Fig. 3: Capturing empty HLA-A*02:01/TAPBPR complexes for peptide exchange.

a Structure-based design of goldilocks peptides: comparison of polar contacts between HLA-A*02:01 and the N-terminal region of LLFGYPVYV (TAX) peptide (upper left). _LFGYPVPYV (gTAX) (upper right), Ac-LLFGYPVYV (bottom right) and lLFGYPVYV where l = D-Leucine (bottom left). Structures were modeled using PDB ID IDUZ²⁶. b Peptide complex thermal stabilities of HLA-A*02:01 bound to TAX, lLFGYPVYV, Ac-LLFGYPVYV and gTAX. c SEC TAPBPR binding assays of TAX/HLA-A02:01 (left), gTAX/HLA-A02:01 (right). d Native gel electrophoresis of HLA-A*02:01/TAPBPR complex incubated with a 10-fold molar excess of a non-specific peptide (p29, YPNVNIHNF) or varying molar excess of a specific, high-affinity peptide (TAX). 12% polyacrylamide native gels were run at 90 V for 5 h at 4 °C before visualization with InstantBlue (Expedeon).
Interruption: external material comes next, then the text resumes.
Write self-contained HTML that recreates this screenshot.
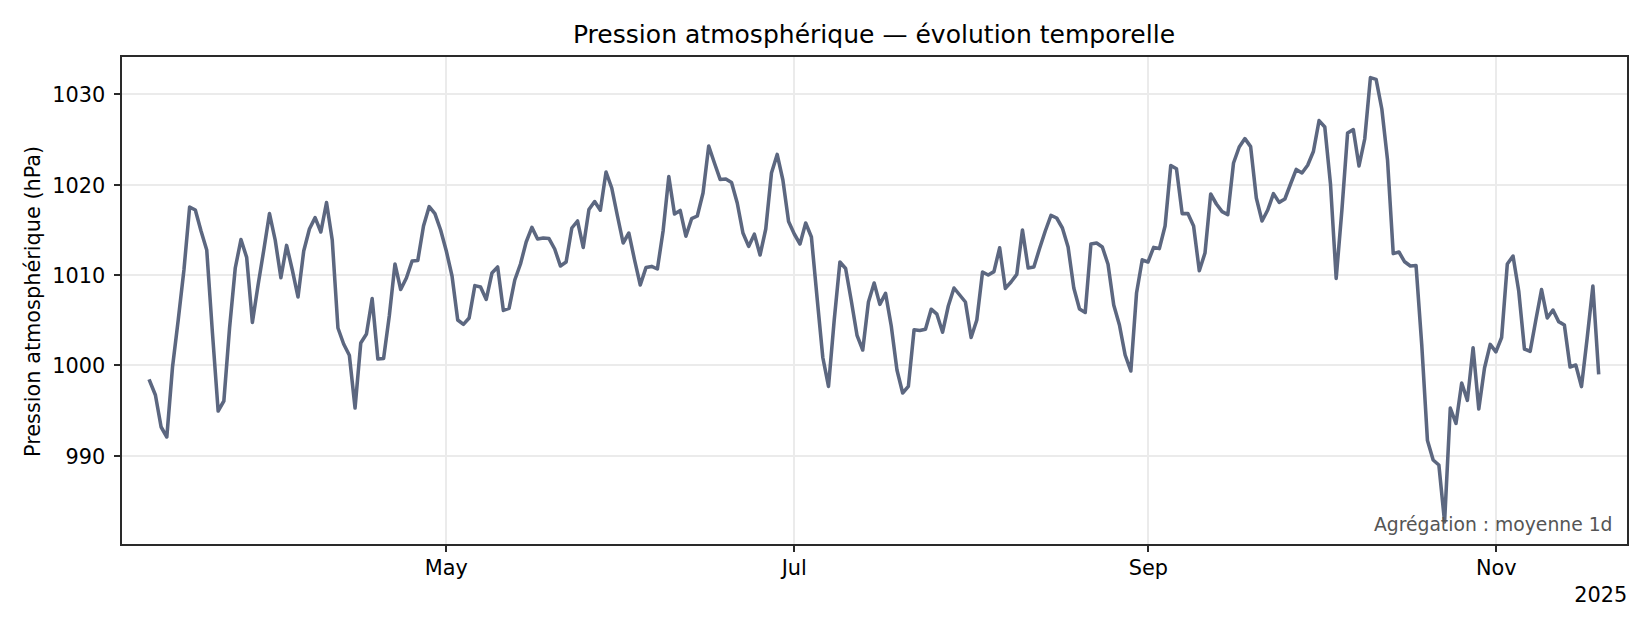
<!DOCTYPE html>
<html lang="fr"><head><meta charset="utf-8"><title>Pression atmosphérique — évolution temporelle</title>
<style>html,body{margin:0;padding:0;background:#fff}body{width:1650px;height:630px;overflow:hidden}svg{display:block}text{font-family:"DejaVu Sans","Liberation Sans",sans-serif;fill:#000}</style></head><body>
<svg width="1650" height="630" viewBox="0 0 1650 630">
<rect width="1650" height="630" fill="#fff"/>
<path d="M446 56V545M794 56V545M1148 56V545M1496 56V545M121 94H1628M121 185H1628M121 275H1628M121 365H1628M121 456H1628" stroke="#ebebeb" stroke-width="2" fill="none"/>
<clipPath id="c"><rect x="121" y="56" width="1507" height="489"/></clipPath>
<polyline clip-path="url(#c)" points="149.70,381.0 155.40,395.0 161.11,427.0 166.81,437.0 172.52,367.0 178.22,320.0 183.93,270.0 189.63,207.0 195.33,210.0 201.04,231.0 206.74,250.0 212.45,333.0 218.15,411.0 223.86,401.0 229.56,328.0 235.26,268.0 240.97,239.6 246.67,257.4 252.38,322.4 258.08,285.0 263.79,250.0 269.49,213.6 275.19,240.0 280.90,277.8 286.60,245.4 292.31,270.0 298.01,297.0 303.72,251.0 309.42,229.0 315.12,217.6 320.83,232.0 326.53,202.6 332.24,240.0 337.94,328.0 343.65,344.0 349.35,355.3 355.05,408.0 360.76,343.0 366.46,334.0 372.17,298.6 377.87,359.0 383.58,358.4 389.28,316.0 394.98,264.0 400.69,289.5 406.39,278.0 412.10,261.0 417.80,260.4 423.51,226.0 429.21,206.6 434.91,213.6 440.62,230.0 446.32,251.0 452.03,276.0 457.73,320.0 463.44,324.4 469.14,318.0 474.85,285.6 480.55,287.0 486.25,299.4 491.96,273.0 497.66,267.0 503.37,310.4 509.07,308.4 514.78,280.0 520.48,264.0 526.18,242.0 531.89,227.4 537.59,239.0 543.30,238.0 549.00,238.6 554.71,249.0 560.41,266.0 566.11,262.0 571.82,228.0 577.52,221.0 583.23,247.4 588.93,209.5 594.64,201.5 600.34,210.2 606.04,172.0 611.75,188.0 617.45,216.0 623.16,243.0 628.86,233.0 634.57,260.0 640.27,285.0 645.97,267.6 651.68,266.4 657.38,269.0 663.09,231.0 668.79,176.6 674.50,214.0 680.20,210.4 685.90,236.2 691.61,218.7 697.31,216.0 703.02,193.0 708.72,146.0 714.43,163.0 720.13,179.4 725.83,179.0 731.54,182.6 737.24,203.0 742.95,233.0 748.65,246.4 754.36,234.2 760.06,255.0 765.76,229.0 771.47,173.0 777.17,154.4 782.88,180.0 788.58,221.6 794.29,234.0 799.99,244.0 805.69,223.0 811.40,237.0 817.10,298.0 822.81,357.5 828.51,386.4 834.22,320.0 839.92,262.0 845.62,268.5 851.33,301.0 857.03,335.3 862.74,350.0 868.44,302.0 874.15,283.0 879.85,304.4 885.55,293.4 891.26,326.0 896.96,370.0 902.67,393.0 908.37,386.4 914.08,329.8 919.78,330.5 925.48,329.2 931.19,309.2 936.89,314.2 942.60,332.2 948.30,306.0 954.01,288.0 959.71,295.0 965.41,302.0 971.12,337.5 976.82,320.0 982.53,272.0 988.23,275.0 993.94,271.6 999.64,247.8 1005.35,288.4 1011.05,282.0 1016.75,274.4 1022.46,230.0 1028.16,268.0 1033.87,267.0 1039.57,248.5 1045.28,231.0 1050.98,215.4 1056.68,218.0 1062.39,228.0 1068.09,247.0 1073.80,288.0 1079.50,309.0 1085.21,312.5 1090.91,244.0 1096.61,243.0 1102.32,247.0 1108.02,264.2 1113.73,305.0 1119.43,325.0 1125.14,355.0 1130.84,371.0 1136.54,293.0 1142.25,259.8 1147.95,262.0 1153.66,247.4 1159.36,248.6 1165.07,226.0 1170.77,165.5 1176.47,168.8 1182.18,213.6 1187.88,213.6 1193.59,226.0 1199.29,270.7 1205.00,253.0 1210.70,194.0 1216.40,204.0 1222.11,211.6 1227.81,214.6 1233.52,163.0 1239.22,147.0 1244.93,138.6 1250.63,146.6 1256.33,198.0 1262.04,221.0 1267.74,210.0 1273.45,193.6 1279.15,202.4 1284.86,199.0 1290.56,184.0 1296.26,169.4 1301.97,173.0 1307.67,165.2 1313.38,151.5 1319.08,120.6 1324.79,127.0 1330.49,184.0 1336.19,278.4 1341.90,210.0 1347.60,133.0 1353.31,129.6 1359.01,166.0 1364.72,139.0 1370.42,77.6 1376.12,79.4 1381.83,109.0 1387.53,160.0 1393.24,253.6 1398.94,252.0 1404.65,261.8 1410.35,266.0 1416.05,265.6 1421.76,345.0 1427.46,440.6 1433.17,460.0 1438.87,465.0 1444.58,522.0 1450.28,408.0 1455.98,423.4 1461.69,383.0 1467.39,400.4 1473.10,347.8 1478.80,409.0 1484.51,368.0 1490.21,344.4 1495.91,351.8 1501.62,337.5 1507.32,264.0 1513.03,256.0 1518.73,291.0 1524.44,349.0 1530.14,351.4 1535.84,320.0 1541.55,289.6 1547.25,318.0 1552.96,310.0 1558.66,321.6 1564.37,325.0 1570.07,367.0 1575.78,365.0 1581.48,386.6 1587.18,338.0 1592.89,286.0 1598.59,372.6" fill="none" stroke="#5c6780" stroke-width="3.55" stroke-linejoin="round" stroke-linecap="square"/>
<path d="M446 545v7M794 545v7M1148 545v7M1496 545v7M121 94h-7M121 185h-7M121 275h-7M121 365h-7M121 456h-7" stroke="#2a2a2a" stroke-width="2" fill="none"/>
<rect x="121" y="56" width="1507" height="489" fill="none" stroke="#2a2a2a" stroke-width="2"/>
<text id="title" x="874.0" y="43.2" font-size="25" text-anchor="middle" textLength="602.1" lengthAdjust="spacing">Pression atmosphérique — évolution temporelle</text>
<text class="yt" x="105.2" y="101.9" font-size="20.83" text-anchor="end">1030</text>
<text class="yt" x="105.2" y="192.9" font-size="20.83" text-anchor="end">1020</text>
<text class="yt" x="105.2" y="282.9" font-size="20.83" text-anchor="end">1010</text>
<text class="yt" x="105.2" y="372.9" font-size="20.83" text-anchor="end">1000</text>
<text class="yt" x="105.2" y="463.9" font-size="20.83" text-anchor="end">990</text>
<text class="xt" x="446.3" y="574.5" font-size="20.83" text-anchor="middle">May</text>
<text class="xt" x="794.3" y="574.5" font-size="20.83" text-anchor="middle">Jul</text>
<text class="xt" x="1148.3" y="574.5" font-size="20.83" text-anchor="middle">Sep</text>
<text class="xt" x="1496.3" y="574.5" font-size="20.83" text-anchor="middle">Nov</text>
<text id="off" x="1627.2" y="602" font-size="20.83" text-anchor="end">2025</text>
<text id="ylab" transform="translate(39.5 301.4) rotate(-90)" font-size="20.83" text-anchor="middle">Pression atmosphérique (hPa)</text>
<text id="ann" x="1612.5" y="530.8" font-size="18.75" text-anchor="end" style="fill:#555555">Agrégation : moyenne 1d</text>
</svg></body></html>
Data shown are representative of triplicate gel assays. e Competitive binding of TAMRA-TAX to purified HLA-A*02:01/TAPBPR complexes from (c) as a function of increasing peptide concentration, measured by fluorescence polarization. f Conceptual diagram of TAPBPR-mediated capture and peptide loading on empty MHC-I molecules. g Bio-Layer Interferometry analysis of TAPBPR dissociation from HLA-A*02:01 in the presence of peptides of different affinities. Data shown in e and g are representative of triplicate assays (n = 3) and error-bars are standard deviations from the mean. Source data are provided as a Source Data file.